Warren Buffett’s Berkshire Hathaway on Wednesday said it withdrew its application to the Federal Reserve to boost its ownership stake in Wells Fargo above 10 percent, and is instead selling 9 million shares to keep it below that threshold.
Berkshire Hathaway (brk-a) said it concluded after several months of talks with Fed officials that “the commitments that would be required of us” to maintain a higher stake “would materially restrict our commercial activity with Wells Fargo.”
It also said “investment or valuation considerations” were not factors in the sale of the 9 million shares, which it began on Monday and expects to complete by early July.
The bank on Monday said it would claw back an additional $75 million of compensation from the executives it blamed most, former CEO John Stumpf and former community banking chief Carrie Tolstedt.
Despite the scandal, Wells Fargo shares have, like shares of many banks, rallied in recent months, gaining 16.6 percent since Donald Trump was elected U.S. president in November.
Buffett told CNBC television on Feb. 27 that Wells Fargo made a “huge mistake” by not immediately addressing the unauthorized accounts, and that letting the problem mushroom made its reputation suffer.

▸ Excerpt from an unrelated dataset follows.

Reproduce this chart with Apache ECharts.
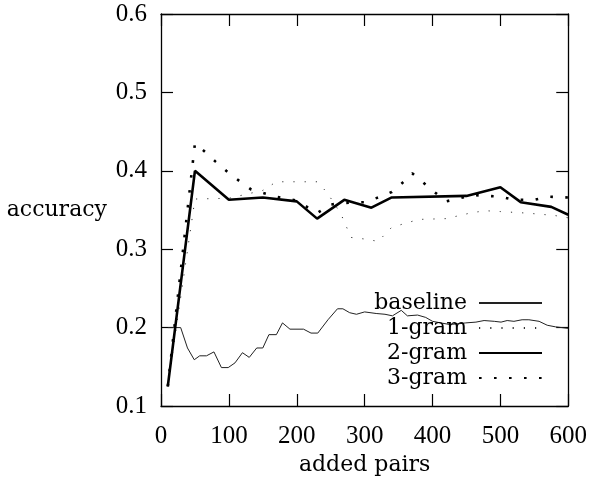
<!DOCTYPE html>
<html>
<head>
<meta charset="utf-8">
<script src="https://cdn.jsdelivr.net/npm/echarts@6/dist/echarts.min.js"></script>
<style>html,body{margin:0;padding:0;background:#fff}#c{width:590px;height:486px}</style>
</head>
<body>
<div id="c"></div>
<script>
const xTicks = [0, 100, 200, 300, 400, 500, 600];
const yTicks = [0.1, 0.2, 0.3, 0.4, 0.5, 0.6];
const seriesNames = ['baseline', '1-gram', '2-gram', '3-gram'];

const baselineX = [10,20,29,39,49,57,67,78,89,99,109,120,130,141,150,159,170,179,190,210,221,231,246,260,268,278,288,300,317,330,341,354,363,378,390,400,412,425,440,449,464,476,491,501,510,520,532,542,557,569,581,600];
const baselineY = [0.2,0.2,0.2,0.174,0.159,0.164,0.164,0.169,0.149,0.149,0.155,0.168,0.162,0.174,0.174,0.191,0.191,0.206,0.198,0.198,0.193,0.193,0.210,0.224,0.224,0.219,0.217,0.220,0.218,0.217,0.215,0.222,0.215,0.216,0.213,0.208,0.206,0.204,0.205,0.206,0.207,0.209,0.208,0.207,0.209,0.208,0.210,0.210,0.208,0.203,0.201,0.199];

const gram1X = [10,50,100,150,170,230,245,265,280,300,320,340,360,380,420,440,460,480,500,540,580,600];
const gram1Y = [0.125,0.364,0.365,0.375,0.386,0.386,0.372,0.345,0.315,0.313,0.310,0.328,0.333,0.338,0.339,0.343,0.347,0.349,0.348,0.346,0.343,0.340];

const gram2X = [10,50,100,150,200,230,270,310,340,450,500,530,575,600];
const gram2Y = [0.125,0.400,0.363,0.366,0.361,0.339,0.363,0.353,0.366,0.368,0.379,0.360,0.354,0.344];

const gram3X = [10,50,65,80,100,117,133,170,200,230,250,270,300,320,340,355,370,385,400,420,440,460,500,520,550,570,600];
const gram3Y = [0.125,0.435,0.424,0.412,0.397,0.386,0.376,0.367,0.362,0.346,0.357,0.359,0.360,0.366,0.373,0.384,0.397,0.386,0.375,0.361,0.365,0.369,0.367,0.363,0.363,0.367,0.366];

function pairs(xs, ys) { return xs.map((x, i) => [x, ys[i]]); }

const numFont = 'Liberation Serif';
const txtFont = 'DejaVu Serif';
function axisLine() { return { show: true, onZero: false, lineStyle: { color: '#000', width: 1.3 } }; }
function tickIn() { return { show: true, inside: true, length: 12, lineStyle: { color: '#000', width: 1.2 } }; }

const chart = echarts.init(document.getElementById('c'), null, { renderer: 'canvas' });

const legendTops = [292, 317, 342, 367];
const legends = seriesNames.map((n, i) => ({
  data: [n],
  orient: 'vertical',
  align: 'right',
  right: 47,
  top: legendTops[i],
  padding: 0,
  itemWidth: 63,
  itemHeight: 10,
  selectedMode: false,
  formatter: '{name} ',
  itemStyle: { opacity: 0 },
  textStyle: { fontFamily: txtFont, fontSize: 22, color: '#000' }
}));

chart.setOption({
  animation: false,
  backgroundColor: '#fff',
  grid: { left: 161, right: 20, top: 14, bottom: 80, containLabel: false },
  legend: legends,
  xAxis: [
    {
      type: 'value', min: xTicks[0], max: xTicks[xTicks.length - 1], interval: 100, position: 'bottom',
      axisLine: axisLine(), axisTick: tickIn(), splitLine: { show: false },
      axisLabel: { margin: 18, fontFamily: numFont, fontSize: 25, color: '#000' },
      name: 'added pairs', nameLocation: 'middle', nameGap: 39,
      nameTextStyle: { fontFamily: txtFont, fontSize: 22, color: '#000' }
    },
    {
      type: 'value', min: xTicks[0], max: xTicks[xTicks.length - 1], interval: 100, position: 'top',
      axisLine: axisLine(), axisTick: tickIn(), splitLine: { show: false }, axisLabel: { show: false }
    }
  ],
  yAxis: [
    {
      type: 'value', min: yTicks[0], max: yTicks[yTicks.length - 1], interval: 0.1, position: 'left',
      axisLine: axisLine(), axisTick: tickIn(), splitLine: { show: false },
      axisLabel: { margin: 14, fontFamily: numFont, fontSize: 25, color: '#000', formatter: v => v.toFixed(1) },
      name: 'accuracy', nameLocation: 'middle', nameRotate: 0, nameGap: 54,
      nameTextStyle: { fontFamily: txtFont, fontSize: 22, color: '#000' }
    },
    {
      type: 'value', min: yTicks[0], max: yTicks[yTicks.length - 1], interval: 0.1, position: 'right',
      axisLine: axisLine(), axisTick: tickIn(), splitLine: { show: false }, axisLabel: { show: false }
    }
  ],
  series: [
    {
      name: seriesNames[0], type: 'line', data: pairs(baselineX, baselineY), symbol: 'none',
      lineStyle: { color: '#222', width: 1 }, itemStyle: { color: '#222' }
    },
    {
      name: seriesNames[1], type: 'line', data: pairs(gram1X, gram1Y), symbol: 'none',
      lineStyle: { color: '#333', width: 1, type: [1.2, 10] }, itemStyle: { color: '#333' }
    },
    {
      name: seriesNames[2], type: 'line', data: pairs(gram2X, gram2Y), symbol: 'none',
      lineStyle: { color: '#000', width: 2.6 }, itemStyle: { color: '#000' }
    },
    {
      name: seriesNames[3], type: 'line', data: pairs(gram3X, gram3Y), symbol: 'none',
      lineStyle: { color: '#000', width: 2.6, type: [2.6, 12.4] }, itemStyle: { color: '#000' }
    }
  ]
});
</script>
</body>
</html>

The Fed exerts special oversight when investors take large bank stakes. It often allows double-digit stakes not designed to exert a “controlling influence,” but has said it would review any resulting business relationship “case-by-case.”
Berkshire said it will sell more Wells Fargo shares as necessary to keep its ownership stake “slightly below 10 percent,” including additional sales that may become necessary if the bank repurchases its own stock.